Across the world, millions of adults report that switching from combustible cigarettes to lower-risk nicotine products fundamentally changed their lives. Many describe years of unsuccessful attempts to quit smoking before finally finding an alternative that worked for them. Their stories often include improvements in breathing, fitness, finances, family relationships and overall quality of life. Increasingly, these lived experiences are supported by a substantial body of scientific evidence showing that while these products are not risk-free, they expose users to significantly fewer toxic substances than combustible cigarettes and can play a role in helping some adults move away from smoking entirely.
Yet these experiences are often under-represented in public debate.
It is understandable that the media's focus is on emerging concerns, youth experimentation, and regulatory developments. Researchers investigate population-level effects, toxicology and behavioural patterns. Policymakers weigh competing public health priorities.
Each of these discussions is important.
But they remain incomplete if the experiences of adults who have successfully transitioned away from smoking are absent.
The reasons people quit, the barriers to previous success, the impact of regulations on their decisions and the strategies that were helpful in staying away from cigarettes provide information that cannot be fully obtained from laboratory studies or epidemiological data. These experiences are not a substitute for scientific evidence but an addition to it, providing context, highlighting practical difficulties and revealing opportunities that might otherwise be missed.

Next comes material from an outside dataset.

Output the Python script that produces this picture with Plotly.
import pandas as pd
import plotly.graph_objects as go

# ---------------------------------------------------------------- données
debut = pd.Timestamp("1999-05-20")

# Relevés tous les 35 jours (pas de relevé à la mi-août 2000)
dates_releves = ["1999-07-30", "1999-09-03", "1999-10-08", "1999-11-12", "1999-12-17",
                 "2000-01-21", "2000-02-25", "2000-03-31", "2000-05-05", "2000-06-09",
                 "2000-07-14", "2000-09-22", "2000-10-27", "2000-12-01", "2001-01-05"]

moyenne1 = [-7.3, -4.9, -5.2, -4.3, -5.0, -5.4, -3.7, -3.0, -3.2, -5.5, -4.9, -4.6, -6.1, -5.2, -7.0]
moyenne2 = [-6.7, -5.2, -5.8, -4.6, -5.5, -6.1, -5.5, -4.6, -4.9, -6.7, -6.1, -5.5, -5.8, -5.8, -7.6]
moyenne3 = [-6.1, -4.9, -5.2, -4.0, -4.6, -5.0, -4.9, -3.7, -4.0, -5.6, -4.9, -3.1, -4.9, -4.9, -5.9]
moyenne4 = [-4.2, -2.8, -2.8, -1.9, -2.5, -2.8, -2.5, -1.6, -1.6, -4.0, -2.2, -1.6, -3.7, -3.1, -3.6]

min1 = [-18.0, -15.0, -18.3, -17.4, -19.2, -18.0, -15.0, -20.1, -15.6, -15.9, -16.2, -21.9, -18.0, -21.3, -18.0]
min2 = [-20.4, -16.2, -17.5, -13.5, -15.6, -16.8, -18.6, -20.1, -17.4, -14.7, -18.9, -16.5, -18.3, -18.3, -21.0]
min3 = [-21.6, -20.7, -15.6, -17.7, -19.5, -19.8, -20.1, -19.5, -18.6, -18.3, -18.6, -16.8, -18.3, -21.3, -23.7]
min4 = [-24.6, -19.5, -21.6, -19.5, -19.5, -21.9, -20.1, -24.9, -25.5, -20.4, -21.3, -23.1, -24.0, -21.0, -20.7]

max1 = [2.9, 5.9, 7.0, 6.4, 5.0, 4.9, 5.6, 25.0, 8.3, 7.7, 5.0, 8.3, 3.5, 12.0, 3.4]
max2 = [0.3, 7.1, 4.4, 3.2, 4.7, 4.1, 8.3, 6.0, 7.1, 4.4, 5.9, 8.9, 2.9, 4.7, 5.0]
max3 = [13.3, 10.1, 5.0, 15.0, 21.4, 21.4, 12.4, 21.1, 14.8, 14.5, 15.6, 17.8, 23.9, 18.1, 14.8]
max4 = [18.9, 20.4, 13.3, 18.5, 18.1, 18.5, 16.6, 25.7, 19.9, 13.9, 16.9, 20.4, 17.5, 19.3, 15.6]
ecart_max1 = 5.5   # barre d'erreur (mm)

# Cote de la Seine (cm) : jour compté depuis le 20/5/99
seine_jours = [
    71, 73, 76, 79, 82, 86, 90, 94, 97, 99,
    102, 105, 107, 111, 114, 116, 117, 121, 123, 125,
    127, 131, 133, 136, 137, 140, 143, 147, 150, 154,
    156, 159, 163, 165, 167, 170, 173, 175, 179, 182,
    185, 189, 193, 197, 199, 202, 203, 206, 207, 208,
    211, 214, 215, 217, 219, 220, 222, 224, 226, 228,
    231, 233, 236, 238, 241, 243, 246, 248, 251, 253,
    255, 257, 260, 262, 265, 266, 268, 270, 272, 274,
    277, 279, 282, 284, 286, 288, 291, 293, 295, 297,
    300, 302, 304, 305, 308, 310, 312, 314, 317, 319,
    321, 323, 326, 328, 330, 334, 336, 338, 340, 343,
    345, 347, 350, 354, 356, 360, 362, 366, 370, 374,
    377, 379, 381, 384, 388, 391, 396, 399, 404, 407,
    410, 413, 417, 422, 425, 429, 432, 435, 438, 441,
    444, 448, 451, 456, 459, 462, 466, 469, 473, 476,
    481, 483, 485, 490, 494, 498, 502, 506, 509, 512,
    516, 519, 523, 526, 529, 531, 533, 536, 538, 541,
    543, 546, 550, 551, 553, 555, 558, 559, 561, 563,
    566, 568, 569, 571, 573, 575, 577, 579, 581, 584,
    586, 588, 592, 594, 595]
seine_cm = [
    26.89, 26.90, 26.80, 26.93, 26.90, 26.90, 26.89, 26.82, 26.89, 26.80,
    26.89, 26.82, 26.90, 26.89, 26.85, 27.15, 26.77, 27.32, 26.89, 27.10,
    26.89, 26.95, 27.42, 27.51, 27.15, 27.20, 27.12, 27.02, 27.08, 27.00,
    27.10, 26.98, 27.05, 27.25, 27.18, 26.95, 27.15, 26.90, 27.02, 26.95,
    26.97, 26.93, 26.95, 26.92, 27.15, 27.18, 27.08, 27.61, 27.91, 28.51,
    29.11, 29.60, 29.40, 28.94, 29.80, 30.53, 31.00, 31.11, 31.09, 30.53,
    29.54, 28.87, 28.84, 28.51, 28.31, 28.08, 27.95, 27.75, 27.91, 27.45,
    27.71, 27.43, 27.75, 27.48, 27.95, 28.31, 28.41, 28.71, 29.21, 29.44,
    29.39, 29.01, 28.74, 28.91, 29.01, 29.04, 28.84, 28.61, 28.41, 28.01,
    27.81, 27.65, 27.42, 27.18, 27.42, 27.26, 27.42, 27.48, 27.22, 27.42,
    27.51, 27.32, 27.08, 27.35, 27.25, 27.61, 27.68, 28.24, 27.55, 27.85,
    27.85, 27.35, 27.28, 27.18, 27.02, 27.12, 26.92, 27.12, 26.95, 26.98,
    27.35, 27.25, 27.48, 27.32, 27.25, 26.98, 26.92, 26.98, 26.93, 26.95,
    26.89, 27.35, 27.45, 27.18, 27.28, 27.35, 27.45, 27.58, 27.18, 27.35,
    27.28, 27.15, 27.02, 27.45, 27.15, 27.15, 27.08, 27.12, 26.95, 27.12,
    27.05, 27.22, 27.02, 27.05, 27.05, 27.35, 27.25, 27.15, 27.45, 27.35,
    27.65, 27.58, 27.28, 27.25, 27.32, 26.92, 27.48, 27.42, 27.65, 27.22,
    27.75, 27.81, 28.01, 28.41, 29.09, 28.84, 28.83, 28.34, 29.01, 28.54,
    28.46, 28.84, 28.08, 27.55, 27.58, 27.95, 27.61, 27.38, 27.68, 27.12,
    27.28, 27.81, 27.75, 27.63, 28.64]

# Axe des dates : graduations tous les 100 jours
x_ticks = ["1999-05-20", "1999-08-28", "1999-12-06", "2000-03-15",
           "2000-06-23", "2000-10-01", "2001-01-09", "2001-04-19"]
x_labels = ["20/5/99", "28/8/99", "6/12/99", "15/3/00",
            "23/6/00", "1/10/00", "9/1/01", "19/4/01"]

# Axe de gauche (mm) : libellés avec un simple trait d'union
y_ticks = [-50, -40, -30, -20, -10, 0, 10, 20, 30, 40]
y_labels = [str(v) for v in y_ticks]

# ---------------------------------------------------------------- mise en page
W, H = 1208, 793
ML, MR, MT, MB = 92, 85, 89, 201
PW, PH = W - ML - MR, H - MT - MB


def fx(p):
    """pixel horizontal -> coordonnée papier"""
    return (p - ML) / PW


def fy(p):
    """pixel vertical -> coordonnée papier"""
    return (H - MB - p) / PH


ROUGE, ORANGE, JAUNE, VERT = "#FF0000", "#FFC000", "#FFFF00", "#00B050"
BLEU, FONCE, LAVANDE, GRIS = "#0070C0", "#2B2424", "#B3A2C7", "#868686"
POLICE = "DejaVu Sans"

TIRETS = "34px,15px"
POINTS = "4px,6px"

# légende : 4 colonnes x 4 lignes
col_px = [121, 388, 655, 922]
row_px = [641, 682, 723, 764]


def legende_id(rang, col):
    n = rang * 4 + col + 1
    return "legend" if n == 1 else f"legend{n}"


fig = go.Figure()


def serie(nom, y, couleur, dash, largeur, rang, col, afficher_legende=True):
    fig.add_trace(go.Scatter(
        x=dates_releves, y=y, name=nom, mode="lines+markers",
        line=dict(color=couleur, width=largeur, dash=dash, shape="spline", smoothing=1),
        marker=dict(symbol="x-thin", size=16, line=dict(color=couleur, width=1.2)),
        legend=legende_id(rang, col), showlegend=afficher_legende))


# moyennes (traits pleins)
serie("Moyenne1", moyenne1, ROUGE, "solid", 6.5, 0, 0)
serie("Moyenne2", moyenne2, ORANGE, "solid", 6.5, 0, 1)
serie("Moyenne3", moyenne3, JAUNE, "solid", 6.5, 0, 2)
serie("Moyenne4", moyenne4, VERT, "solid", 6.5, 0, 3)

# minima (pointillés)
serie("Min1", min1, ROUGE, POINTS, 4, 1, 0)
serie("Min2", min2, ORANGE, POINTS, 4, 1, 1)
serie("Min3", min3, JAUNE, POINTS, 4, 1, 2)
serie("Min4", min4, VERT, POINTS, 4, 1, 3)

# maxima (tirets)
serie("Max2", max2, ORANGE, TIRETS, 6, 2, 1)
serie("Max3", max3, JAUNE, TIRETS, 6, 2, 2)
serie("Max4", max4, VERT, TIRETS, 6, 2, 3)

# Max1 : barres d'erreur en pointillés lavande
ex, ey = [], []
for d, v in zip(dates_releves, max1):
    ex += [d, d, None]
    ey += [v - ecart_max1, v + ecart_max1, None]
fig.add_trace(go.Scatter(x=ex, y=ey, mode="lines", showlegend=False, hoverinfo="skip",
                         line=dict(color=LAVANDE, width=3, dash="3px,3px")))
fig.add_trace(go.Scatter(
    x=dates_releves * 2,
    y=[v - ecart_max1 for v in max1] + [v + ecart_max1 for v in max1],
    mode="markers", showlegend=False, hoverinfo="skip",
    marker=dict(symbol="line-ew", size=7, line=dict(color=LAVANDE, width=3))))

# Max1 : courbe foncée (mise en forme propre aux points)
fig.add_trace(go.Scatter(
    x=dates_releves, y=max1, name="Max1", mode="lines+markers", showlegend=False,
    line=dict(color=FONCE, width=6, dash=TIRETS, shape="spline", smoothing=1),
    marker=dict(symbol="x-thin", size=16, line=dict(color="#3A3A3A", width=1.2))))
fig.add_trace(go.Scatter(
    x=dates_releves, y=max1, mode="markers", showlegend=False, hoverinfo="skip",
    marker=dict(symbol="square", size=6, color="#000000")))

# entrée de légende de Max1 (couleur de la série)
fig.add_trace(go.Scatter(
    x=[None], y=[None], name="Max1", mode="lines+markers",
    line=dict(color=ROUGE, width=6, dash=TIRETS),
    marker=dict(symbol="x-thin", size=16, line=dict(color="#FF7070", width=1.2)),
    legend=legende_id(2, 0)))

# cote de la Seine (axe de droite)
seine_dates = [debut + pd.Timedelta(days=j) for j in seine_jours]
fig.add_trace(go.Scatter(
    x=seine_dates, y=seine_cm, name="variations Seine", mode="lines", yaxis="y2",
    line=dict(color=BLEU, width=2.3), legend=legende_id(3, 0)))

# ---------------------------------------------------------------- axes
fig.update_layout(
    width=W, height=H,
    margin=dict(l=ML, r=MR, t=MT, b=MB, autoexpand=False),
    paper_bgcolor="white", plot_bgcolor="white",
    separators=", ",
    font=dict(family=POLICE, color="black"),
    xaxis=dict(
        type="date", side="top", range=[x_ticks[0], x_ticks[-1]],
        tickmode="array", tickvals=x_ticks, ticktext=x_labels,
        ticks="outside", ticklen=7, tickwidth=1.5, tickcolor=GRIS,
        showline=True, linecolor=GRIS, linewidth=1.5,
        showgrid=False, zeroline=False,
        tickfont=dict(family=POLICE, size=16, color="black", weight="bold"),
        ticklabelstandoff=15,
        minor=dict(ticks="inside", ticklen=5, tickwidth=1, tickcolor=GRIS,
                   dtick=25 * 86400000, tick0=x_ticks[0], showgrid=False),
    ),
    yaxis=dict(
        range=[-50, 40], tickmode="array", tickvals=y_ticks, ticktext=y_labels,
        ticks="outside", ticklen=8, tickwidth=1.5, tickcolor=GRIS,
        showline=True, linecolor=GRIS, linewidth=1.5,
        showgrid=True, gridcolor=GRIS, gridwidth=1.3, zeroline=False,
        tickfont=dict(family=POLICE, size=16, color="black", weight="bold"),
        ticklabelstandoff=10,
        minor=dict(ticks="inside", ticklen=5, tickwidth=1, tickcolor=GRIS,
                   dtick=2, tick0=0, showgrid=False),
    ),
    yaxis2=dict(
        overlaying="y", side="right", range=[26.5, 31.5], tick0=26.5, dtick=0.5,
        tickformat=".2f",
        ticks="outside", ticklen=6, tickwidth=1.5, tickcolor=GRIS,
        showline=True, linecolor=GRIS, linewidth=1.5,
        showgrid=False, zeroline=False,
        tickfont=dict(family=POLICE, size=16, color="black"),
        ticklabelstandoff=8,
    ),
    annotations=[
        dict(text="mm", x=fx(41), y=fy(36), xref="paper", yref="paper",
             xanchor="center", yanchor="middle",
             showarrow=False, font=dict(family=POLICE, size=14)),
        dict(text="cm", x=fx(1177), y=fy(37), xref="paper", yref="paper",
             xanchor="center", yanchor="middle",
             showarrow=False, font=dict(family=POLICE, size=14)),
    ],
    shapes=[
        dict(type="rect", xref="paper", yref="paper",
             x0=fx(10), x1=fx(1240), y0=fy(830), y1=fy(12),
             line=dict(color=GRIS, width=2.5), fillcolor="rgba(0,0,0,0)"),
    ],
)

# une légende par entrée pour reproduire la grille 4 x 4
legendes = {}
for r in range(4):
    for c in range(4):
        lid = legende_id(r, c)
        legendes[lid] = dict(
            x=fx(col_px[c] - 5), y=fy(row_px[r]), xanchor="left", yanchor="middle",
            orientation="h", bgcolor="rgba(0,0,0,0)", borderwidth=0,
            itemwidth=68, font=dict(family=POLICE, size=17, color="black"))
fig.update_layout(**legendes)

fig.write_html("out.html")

Building Better Public Debate
Healthy public discourse should never become a competition between science and personal experience.
The most effective decisions emerge when multiple forms of evidence complement one another. Scientific research helps us to understand the population. Professional expertise helps interpret that research and apply it responsibly. Lived experience shows how those findings play out in everyday life.
Each perspective answers different questions.
Together, they paint a fuller picture than any one of them could on its own.
Every person who shares their experience contributes another piece to that larger picture. No single story should determine public policy, but neither should thousands of consistent experiences be dismissed simply because they are personal. Lived experiences, when taken together, show patterns, point to unmet needs and reveal unintended consequences that should be taken seriously.
Consumer voices are not a substitute for evidence.
They are an essential part of it.
If public policy is ultimately about improving people’s lives, then the people whose lives are being shaped by those policies deserve more than a passing mention. They deserve a meaningful place in the conversation.
Only when science, expertise and lived experience are considered together can public debate truly serve the public it seeks to represent.